Labor is continuing to blame the government for the deal Beijing signed with the Solomon Islands in the midst of the election campaign that opens the door to Chinese troops being stationed in the Pacific.
Mr Morrison made a new public warning to the Solomon Islands not to allow a Chinese military base to be built on its soil.
“I share the same red line as the US when it comes to these issues,” he said, referencing a White House statement.
It is a thinly veiled threat of military intervention, and Mr Morrison says Canberra would be in lockstep with Washington.
“We won’t be having Chinese military naval bases in our region on our doorstep ,” he said.
Elsewhere today, the government accused Labor of a racist attack over an ad targeting Hong Kong-born Liberal MP Gladys Liu.
A Labor advert has drawn a furious response over the battle for the ultra-marginal Victorian seat of Chisholm.
It says: “What do we really know about Gladys Liu?

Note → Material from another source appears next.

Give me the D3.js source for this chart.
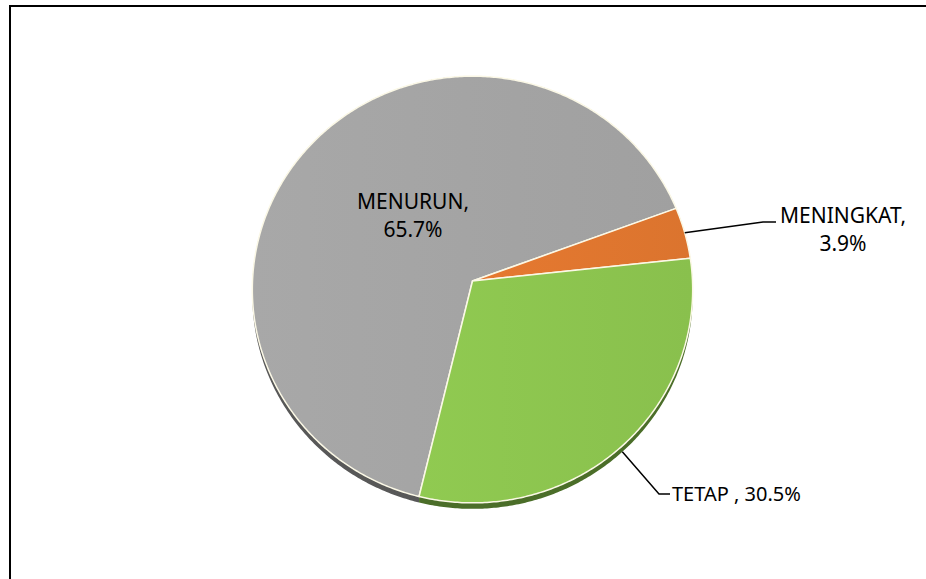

“She and the Liberal Party had to give back $300,000 because the donors were declared a national security risk.”
Treasurer Josh Frydenberg called the ad “a desperate, dishonest, racist attack ad by the Labor Party”.
Labor Senator Penny Wong, the shadow foreign minister, noted the fact that Liberal donations had to be returned over security concerns had been raised in parliament.
Mr Morrison, who was visiting Alice Springs, called the ad a “sewer tactic”.